American obstetrician and gynecologist

Catharine Macfarlane (1877–1969) was an American obstetrician and gynecologist who founded one of the first screening centers for uterine cancer in the United States. She was the first woman fellow of the College of Physicians of Philadelphia, and the first woman president of the Obstetrical Society of Philadelphia.

== Education ==
At the age of sixteen, Catherine Macfarlane entered the University of Philadelphia in 1893 and earned her Bachelor of Science in biology in 1895. By 1898 she earned her medical degree from the Women's Medical College of Pennsylvania before beginning postgraduate work at Johns Hopkins University. Macfarlane interned at the Women's Hospital of Philadelphia from the end of her medical education to 1900.

== Medical career ==
During her time interning at the Women's Hospital of Philadelphia, Macfarlane held the position of instructor in obstetrics at the Women's Medical College of Pennsylvania. She began a private practice in 1900 and continued this until 1903 at which time she accepted a position with the Women's Medical College of Pennsylvania as an instructor of gynecology. In her last year of private practice, she became the first practitioner to use radium in cancer treatment. After accepting the position of instructor of gynecology at the Women's Medical College of Pennsylvania, Macfarlane pursued graduate study in urology, obstetrics, gynecology, and radiology between 1903 and 1905. In 1908 she was appointed chief of gynecology at Women's Hospital in Philadelphia and in 1913 she was admitted to the American College of Surgeons. In 1922, Macfarlane was appointed professor of gynecology at the Women's Medical College of Pennsylvania, a position that she held until 1942. This same year she attended the first Pennsylvania State Conference on Birth Control alongside Margaret Sanger to advocate for women's right to vote and obtain birth control. Two years later in 1924, Catherine Macfarlane was appointed Chief of Obstetrics and Gynecology at Philadelphia General Hospital and accepted the position of research professor of gynecology at Woman's Medical College of Pennsylvania which she held until death. In 1938, Macfarlane co-founded the Cancer Control Research Project at the Woman's Medical College of Philadelphia. The same year, she received a grant from the Committee on Clinical Research of the American Medical Association to establish a cancer research and prevention clinic alongside which she opened the first uterine cancer screening program in the United States. In 1962, near the end of her career, Macfarlane began research on breast self exams with the Philadelphia Division of the American Cancer Society.

== Legacy and honors ==
In 1936, Macfarlane was appointed to the head of the Medical Women's National Association, later renamed the American Medical Women's Association. A year later, in 1937, she was appointed to the position of Vice President of the Medical Women's International Association which she held until 1947. The same year, in 1947, her five-year tenure as the chairman of the Cancer Committee of the Philadelphia Medical Society ended. Macfarlane served as the president of the Obstetrical Society of Philadelphia from 1943 to 1944.

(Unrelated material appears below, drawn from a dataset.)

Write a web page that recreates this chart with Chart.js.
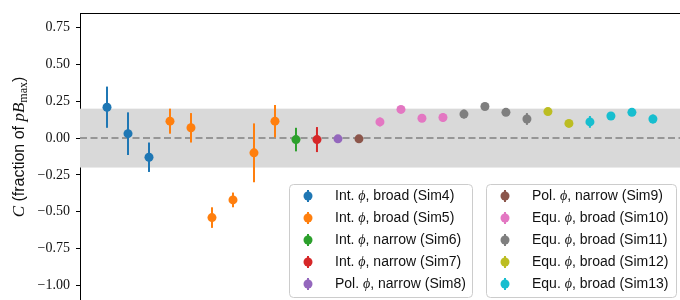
<!DOCTYPE html>
<html>
<head>
<meta charset="utf-8">
<script src="https://cdn.jsdelivr.net/npm/chart.js@4"></script>
<style>
  html, body { margin: 0; padding: 0; background: #fff; }
</style>
</head>
<body>
<canvas id="chart" width="680" height="300"></canvas>
<script>
// one entry per simulation: label, colour, values and symmetric errors
const simLabels = [
    'Int. ϕ, broad (Sim4)', 'Int. ϕ, broad (Sim5)', 'Int. ϕ, narrow (Sim6)',
    'Int. ϕ, narrow (Sim7)', 'Pol. ϕ, narrow (Sim8)', 'Pol. ϕ, narrow (Sim9)',
    'Equ. ϕ, broad (Sim10)', 'Equ. ϕ, broad (Sim11)', 'Equ. ϕ, broad (Sim12)',
    'Equ. ϕ, broad (Sim13)'
]
const simColors = ['#1f77b4', '#ff7f0e', '#2ca02c', '#d62728', '#9467bd',
    '#8c564b', '#e377c2', '#7f7f7f', '#bcbd22', '#17becf']

const sim4 = [0.21, 0.03, -0.13]
const sim4Err = [0.14, 0.145, 0.10]
const sim5 = [0.115, 0.07, -0.54, -0.42, -0.10, 0.115]
const sim5Err = [0.085, 0.10, 0.07, 0.05, 0.20, 0.11]
const sim6 = [-0.01]
const sim6Err = [0.08]
const sim7 = [-0.01]
const sim7Err = [0.085]
const sim8 = [-0.005]
const sim8Err = [0.015]
const sim9 = [-0.005]
const sim9Err = [0.015]
const sim10 = [0.11, 0.195, 0.135, 0.14]
const sim10Err = [0.03, 0.015, 0.025, 0.03]
const sim11 = [0.163, 0.215, 0.175, 0.13]
const sim11Err = [0.03, 0.015, 0.02, 0.04]
const sim12 = [0.18, 0.10]
const sim12Err = [0.01, 0.01]
const sim13 = [0.11, 0.15, 0.175, 0.13]
const sim13Err = [0.04, 0.025, 0.02, 0.03]

const simValues = [sim4, sim5, sim6, sim7, sim8, sim9, sim10, sim11, sim12, sim13]
const simErrors = [sim4Err, sim5Err, sim6Err, sim7Err, sim8Err, sim9Err, sim10Err, sim11Err, sim12Err, sim13Err]

const yTicks = [-1, -0.75, -0.5, -0.25, 0, 0.25, 0.5, 0.75]
const bandLimit = 0.2

const SERIF = '"Liberation Serif", serif'
const SANS = '"Liberation Sans", sans-serif'

function buildDatasets() {
    let idx = 0
    return simValues.map((vals, i) => ({
        label: simLabels[i],
        data: vals.map((v, j) => ({ x: idx++, y: v, err: simErrors[i][j] })),
        backgroundColor: simColors[i],
        borderColor: simColors[i],
        pointRadius: 4.5,
        pointHoverRadius: 4.5,
        borderWidth: 0,
        showLine: false
    }))
}

// grey band, dashed zero line and error bars under the markers
const backdrop = {
    id: 'backdrop',
    beforeDatasetsDraw(chart) {
        const { ctx, chartArea: a, scales: { x, y } } = chart
        ctx.save()
        const top = y.getPixelForValue(bandLimit)
        const bot = y.getPixelForValue(-bandLimit)
        ctx.fillStyle = '#d9d9d9'
        ctx.fillRect(a.left, top, a.right - a.left, bot - top)

        const y0 = y.getPixelForValue(0)
        ctx.strokeStyle = '#808080'
        ctx.lineWidth = 1.5
        ctx.setLineDash([7, 3.5])
        ctx.beginPath()
        ctx.moveTo(a.left, y0)
        ctx.lineTo(a.right, y0)
        ctx.stroke()
        ctx.setLineDash([])

        ctx.lineWidth = 2
        chart.data.datasets.forEach(ds => {
            ctx.strokeStyle = ds.borderColor
            ds.data.forEach(p => {
                const px = x.getPixelForValue(p.x)
                ctx.beginPath()
                ctx.moveTo(px, y.getPixelForValue(p.y - p.err))
                ctx.lineTo(px, y.getPixelForValue(p.y + p.err))
                ctx.stroke()
            })
        })
        ctx.restore()
    }
}

function drawLabel(ctx, x, y, text) {
    const parts = text.split('ϕ')
    ctx.font = '14px ' + SANS
    ctx.fillText(parts[0], x, y)
    x += ctx.measureText(parts[0]).width
    ctx.font = 'italic 14px ' + SERIF
    ctx.fillText('ϕ', x, y)
    x += ctx.measureText('ϕ').width
    ctx.font = '14px ' + SANS
    ctx.fillText(parts[1], x, y)
}

// two framed legend boxes plus top spine and y title
const overlay = {
    id: 'overlay',
    afterDraw(chart) {
        const { ctx, chartArea: a } = chart
        ctx.save()
        ctx.strokeStyle = '#000'
        ctx.lineWidth = 1
        ctx.beginPath()
        ctx.moveTo(a.left, a.top + 0.5)
        ctx.lineTo(a.right, a.top + 0.5)
        ctx.stroke()

        const boxes = [
            { x: 289, y: 184, w: 183, h: 113, items: [0, 1, 2, 3, 4] },
            { x: 486, y: 184, w: 190, h: 113, items: [5, 6, 7, 8, 9] }
        ]
        boxes.forEach(b => {
            ctx.beginPath()
            ctx.roundRect(b.x + 0.5, b.y + 0.5, b.w, b.h, 4)
            ctx.fillStyle = 'rgba(255,255,255,0.8)'
            ctx.fill()
            ctx.strokeStyle = '#cccccc'
            ctx.stroke()
            b.items.forEach((k, r) => {
                const cy = b.y + 12 + r * 22
                const mx = b.x + 19
                ctx.strokeStyle = simColors[k]
                ctx.lineWidth = 2
                ctx.beginPath()
                ctx.moveTo(mx, cy - 6)
                ctx.lineTo(mx, cy + 6)
                ctx.stroke()
                ctx.fillStyle = simColors[k]
                ctx.beginPath()
                ctx.arc(mx, cy, 4.5, 0, Math.PI * 2)
                ctx.fill()
                ctx.lineWidth = 1
                ctx.fillStyle = '#111'
                ctx.textBaseline = 'middle'
                drawLabel(ctx, b.x + 46, cy, simLabels[k])
            })
        })

        // y axis title, rotated
        ctx.translate(24, 147)
        ctx.rotate(-Math.PI / 2)
        ctx.fillStyle = '#111'
        ctx.textBaseline = 'alphabetic'
        const segs = [
            ['italic 17px ' + SERIF, 'C', 0],
            ['16px ' + SANS, ' (fraction of ', 0],
            ['italic 17px ' + SERIF, 'pB', 0],
            ['12px ' + SERIF, 'max', 3],
            ['16px ' + SANS, ')', 0]
        ]
        let total = 0
        segs.forEach(s => { ctx.font = s[0]; total += ctx.measureText(s[1]).width })
        let tx = -total / 2
        segs.forEach(s => {
            ctx.font = s[0]
            ctx.fillText(s[1], tx, s[2])
            tx += ctx.measureText(s[1]).width
        })
        ctx.restore()
    }
}

new Chart(document.querySelector('#chart'), {
    type: 'scatter',
    data: { datasets: buildDatasets() },
    options: {
        responsive: false,
        animation: false,
        devicePixelRatio: 1,
        layout: { autoPadding: false, padding: { top: 13, left: 0, right: 0, bottom: 0 } },
        plugins: { legend: { display: false }, tooltip: { enabled: false } },
        scales: {
            x: {
                type: 'linear',
                display: false,
                min: -1.286,
                max: 27.29
            },
            y: {
                type: 'linear',
                min: -1.1,
                max: 0.85,
                afterFit: scale => {
                    scale.width = 80
                    scale.paddingTop = 0
                    scale.paddingBottom = 0
                },
                afterBuildTicks: scale => { scale.ticks = yTicks.map(v => ({ value: v })) },
                border: { display: true, color: '#000', width: 1 },
                grid: { drawOnChartArea: false, tickLength: 4, tickColor: '#000' },
                ticks: {
                    padding: 6,
                    color: '#111',
                    font: { family: SERIF, size: 14 },
                    callback: v => v.toFixed(2).replace('-', '−')
                }
            }
        }
    },
    plugins: [backdrop, overlay]
})
</script>
</body>
</html>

In 1948 Macfarlane was the first woman to be awarded the Strittmatter Award. In 1949 she was awarded the Gimbel Award for humanitarian service. In 1951, Macfarlane was jointly awarded the Lasker Award for Clinical Medical Research for her applications of preventive medicine to cancer control. In 1953, Macfarlane was awarded the first annual Mary Silberman Award for her work on cancer prevention.